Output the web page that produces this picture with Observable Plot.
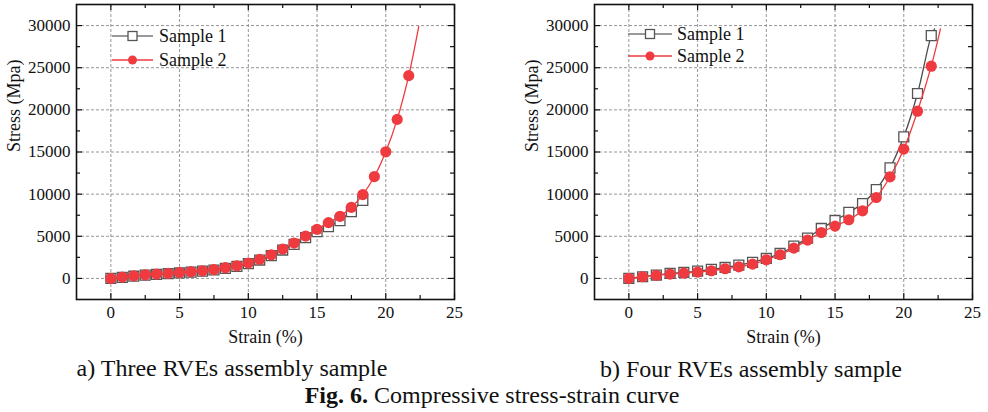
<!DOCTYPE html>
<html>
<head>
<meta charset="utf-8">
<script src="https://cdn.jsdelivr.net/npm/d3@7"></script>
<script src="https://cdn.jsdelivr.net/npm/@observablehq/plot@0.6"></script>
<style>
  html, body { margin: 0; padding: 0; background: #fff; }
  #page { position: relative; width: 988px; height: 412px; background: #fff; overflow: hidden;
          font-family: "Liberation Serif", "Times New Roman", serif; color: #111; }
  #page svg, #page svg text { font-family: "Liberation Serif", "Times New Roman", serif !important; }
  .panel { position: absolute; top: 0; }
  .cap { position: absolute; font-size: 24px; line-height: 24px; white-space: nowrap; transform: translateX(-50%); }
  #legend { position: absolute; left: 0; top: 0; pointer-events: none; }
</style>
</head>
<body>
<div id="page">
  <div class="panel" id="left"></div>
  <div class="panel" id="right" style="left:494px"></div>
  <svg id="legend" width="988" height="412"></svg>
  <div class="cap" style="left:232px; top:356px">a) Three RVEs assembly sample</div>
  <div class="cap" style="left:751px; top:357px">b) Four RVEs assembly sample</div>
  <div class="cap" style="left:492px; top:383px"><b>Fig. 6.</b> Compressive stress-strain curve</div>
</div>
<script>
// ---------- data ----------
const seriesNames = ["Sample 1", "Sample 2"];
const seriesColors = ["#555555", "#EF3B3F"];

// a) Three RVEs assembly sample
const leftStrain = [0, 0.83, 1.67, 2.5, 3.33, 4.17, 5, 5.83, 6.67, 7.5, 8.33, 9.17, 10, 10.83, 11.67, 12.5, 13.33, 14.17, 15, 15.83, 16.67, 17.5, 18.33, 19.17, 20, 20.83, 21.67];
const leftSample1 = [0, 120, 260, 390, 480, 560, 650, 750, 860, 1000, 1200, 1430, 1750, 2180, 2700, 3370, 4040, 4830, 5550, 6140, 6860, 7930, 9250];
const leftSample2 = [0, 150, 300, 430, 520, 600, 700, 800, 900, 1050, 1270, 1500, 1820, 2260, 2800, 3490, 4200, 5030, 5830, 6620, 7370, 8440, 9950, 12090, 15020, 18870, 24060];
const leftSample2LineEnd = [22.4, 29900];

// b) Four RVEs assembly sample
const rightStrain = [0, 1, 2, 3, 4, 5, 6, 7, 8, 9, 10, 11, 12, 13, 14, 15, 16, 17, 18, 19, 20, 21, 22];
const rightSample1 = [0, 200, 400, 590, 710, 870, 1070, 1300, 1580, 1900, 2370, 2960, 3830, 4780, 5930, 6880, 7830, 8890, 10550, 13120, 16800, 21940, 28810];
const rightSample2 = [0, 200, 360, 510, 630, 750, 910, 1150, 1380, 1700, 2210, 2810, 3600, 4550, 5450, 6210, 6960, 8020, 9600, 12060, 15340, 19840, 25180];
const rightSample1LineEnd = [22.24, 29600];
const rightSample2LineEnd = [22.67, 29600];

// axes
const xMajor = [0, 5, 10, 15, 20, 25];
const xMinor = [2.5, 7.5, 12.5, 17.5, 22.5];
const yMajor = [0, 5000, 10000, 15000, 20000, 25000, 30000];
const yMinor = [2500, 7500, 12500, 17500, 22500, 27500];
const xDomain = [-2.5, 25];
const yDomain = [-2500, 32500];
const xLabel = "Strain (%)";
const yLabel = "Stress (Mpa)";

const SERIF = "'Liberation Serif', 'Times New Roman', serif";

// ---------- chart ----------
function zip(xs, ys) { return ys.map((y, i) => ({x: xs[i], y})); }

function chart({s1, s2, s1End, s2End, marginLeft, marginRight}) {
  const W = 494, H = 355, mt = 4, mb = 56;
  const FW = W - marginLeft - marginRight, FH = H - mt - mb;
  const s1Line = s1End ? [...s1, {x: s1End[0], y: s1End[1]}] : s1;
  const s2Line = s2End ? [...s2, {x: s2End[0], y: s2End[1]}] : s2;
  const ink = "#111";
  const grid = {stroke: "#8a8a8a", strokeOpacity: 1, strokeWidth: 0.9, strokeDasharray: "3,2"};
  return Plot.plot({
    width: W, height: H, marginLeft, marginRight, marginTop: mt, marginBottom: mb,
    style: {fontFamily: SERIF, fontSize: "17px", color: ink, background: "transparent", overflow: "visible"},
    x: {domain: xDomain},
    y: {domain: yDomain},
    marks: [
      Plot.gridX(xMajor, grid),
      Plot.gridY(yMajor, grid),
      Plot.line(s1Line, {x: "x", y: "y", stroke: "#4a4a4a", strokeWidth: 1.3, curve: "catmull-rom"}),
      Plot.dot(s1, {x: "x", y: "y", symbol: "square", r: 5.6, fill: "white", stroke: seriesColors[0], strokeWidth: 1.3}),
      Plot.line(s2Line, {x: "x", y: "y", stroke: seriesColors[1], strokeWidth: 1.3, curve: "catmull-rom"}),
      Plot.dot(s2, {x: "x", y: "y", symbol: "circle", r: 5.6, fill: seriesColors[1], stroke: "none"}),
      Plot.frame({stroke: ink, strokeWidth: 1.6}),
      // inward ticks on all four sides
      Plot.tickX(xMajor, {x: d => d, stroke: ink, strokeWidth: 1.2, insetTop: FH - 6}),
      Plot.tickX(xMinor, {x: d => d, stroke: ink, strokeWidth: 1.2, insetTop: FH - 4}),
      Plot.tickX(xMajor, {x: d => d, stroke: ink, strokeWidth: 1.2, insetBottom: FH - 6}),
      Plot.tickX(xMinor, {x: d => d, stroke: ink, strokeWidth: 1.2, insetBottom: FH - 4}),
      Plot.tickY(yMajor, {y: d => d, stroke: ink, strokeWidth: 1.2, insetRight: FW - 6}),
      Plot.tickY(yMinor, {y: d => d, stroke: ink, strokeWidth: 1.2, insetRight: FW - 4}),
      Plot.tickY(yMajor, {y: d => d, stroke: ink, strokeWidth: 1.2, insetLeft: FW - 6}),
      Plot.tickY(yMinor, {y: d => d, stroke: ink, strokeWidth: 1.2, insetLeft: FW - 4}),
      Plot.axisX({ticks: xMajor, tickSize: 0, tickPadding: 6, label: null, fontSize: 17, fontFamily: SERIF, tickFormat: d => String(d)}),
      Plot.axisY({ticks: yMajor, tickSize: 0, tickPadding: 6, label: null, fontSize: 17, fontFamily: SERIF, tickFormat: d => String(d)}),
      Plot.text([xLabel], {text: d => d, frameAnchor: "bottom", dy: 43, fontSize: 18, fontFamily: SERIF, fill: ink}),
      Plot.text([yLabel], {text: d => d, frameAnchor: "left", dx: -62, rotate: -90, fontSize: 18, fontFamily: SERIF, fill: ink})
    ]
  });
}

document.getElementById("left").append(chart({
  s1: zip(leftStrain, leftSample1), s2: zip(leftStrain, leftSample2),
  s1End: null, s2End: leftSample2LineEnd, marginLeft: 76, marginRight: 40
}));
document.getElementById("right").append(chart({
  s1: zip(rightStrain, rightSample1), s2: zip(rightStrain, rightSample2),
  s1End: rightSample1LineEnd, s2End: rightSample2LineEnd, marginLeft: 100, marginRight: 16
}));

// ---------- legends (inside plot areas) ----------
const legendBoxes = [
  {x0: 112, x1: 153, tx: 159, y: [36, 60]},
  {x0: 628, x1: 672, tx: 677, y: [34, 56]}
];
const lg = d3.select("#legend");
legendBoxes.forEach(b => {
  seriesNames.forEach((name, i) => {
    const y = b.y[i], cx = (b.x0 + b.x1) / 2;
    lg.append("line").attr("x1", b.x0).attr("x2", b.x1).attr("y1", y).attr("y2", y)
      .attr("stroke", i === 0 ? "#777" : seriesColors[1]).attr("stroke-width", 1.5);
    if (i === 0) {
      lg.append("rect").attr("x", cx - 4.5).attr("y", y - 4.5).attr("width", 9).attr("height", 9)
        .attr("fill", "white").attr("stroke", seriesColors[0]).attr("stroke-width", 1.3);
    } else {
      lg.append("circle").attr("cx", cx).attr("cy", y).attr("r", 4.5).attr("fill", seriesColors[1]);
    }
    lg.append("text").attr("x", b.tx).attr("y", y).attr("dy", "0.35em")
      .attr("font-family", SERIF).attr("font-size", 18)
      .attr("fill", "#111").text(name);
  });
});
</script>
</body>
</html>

Task brief ▸
Repeat the listing above from its first line through the line that contains "const leftSample2LineEnd = [22.4, 29900];", both included, and nothing more. Drop the pictures.

Correct response ▸
Output the web page that produces this picture with Observable Plot.
<!DOCTYPE html>
<html>
<head>
<meta charset="utf-8">
<script src="https://cdn.jsdelivr.net/npm/d3@7"></script>
<script src="https://cdn.jsdelivr.net/npm/@observablehq/plot@0.6"></script>
<style>
  html, body { margin: 0; padding: 0; background: #fff; }
  #page { position: relative; width: 988px; height: 412px; background: #fff; overflow: hidden;
          font-family: "Liberation Serif", "Times New Roman", serif; color: #111; }
  #page svg, #page svg text { font-family: "Liberation Serif", "Times New Roman", serif !important; }
  .panel { position: absolute; top: 0; }
  .cap { position: absolute; font-size: 24px; line-height: 24px; white-space: nowrap; transform: translateX(-50%); }
  #legend { position: absolute; left: 0; top: 0; pointer-events: none; }
</style>
</head>
<body>
<div id="page">
  <div class="panel" id="left"></div>
  <div class="panel" id="right" style="left:494px"></div>
  <svg id="legend" width="988" height="412"></svg>
  <div class="cap" style="left:232px; top:356px">a) Three RVEs assembly sample</div>
  <div class="cap" style="left:751px; top:357px">b) Four RVEs assembly sample</div>
  <div class="cap" style="left:492px; top:383px"><b>Fig. 6.</b> Compressive stress-strain curve</div>
</div>
<script>
// ---------- data ----------
const seriesNames = ["Sample 1", "Sample 2"];
const seriesColors = ["#555555", "#EF3B3F"];

// a) Three RVEs assembly sample
const leftStrain = [0, 0.83, 1.67, 2.5, 3.33, 4.17, 5, 5.83, 6.67, 7.5, 8.33, 9.17, 10, 10.83, 11.67, 12.5, 13.33, 14.17, 15, 15.83, 16.67, 17.5, 18.33, 19.17, 20, 20.83, 21.67];
const leftSample1 = [0, 120, 260, 390, 480, 560, 650, 750, 860, 1000, 1200, 1430, 1750, 2180, 2700, 3370, 4040, 4830, 5550, 6140, 6860, 7930, 9250];
const leftSample2 = [0, 150, 300, 430, 520, 600, 700, 800, 900, 1050, 1270, 1500, 1820, 2260, 2800, 3490, 4200, 5030, 5830, 6620, 7370, 8440, 9950, 12090, 15020, 18870, 24060];
const leftSample2LineEnd = [22.4, 29900];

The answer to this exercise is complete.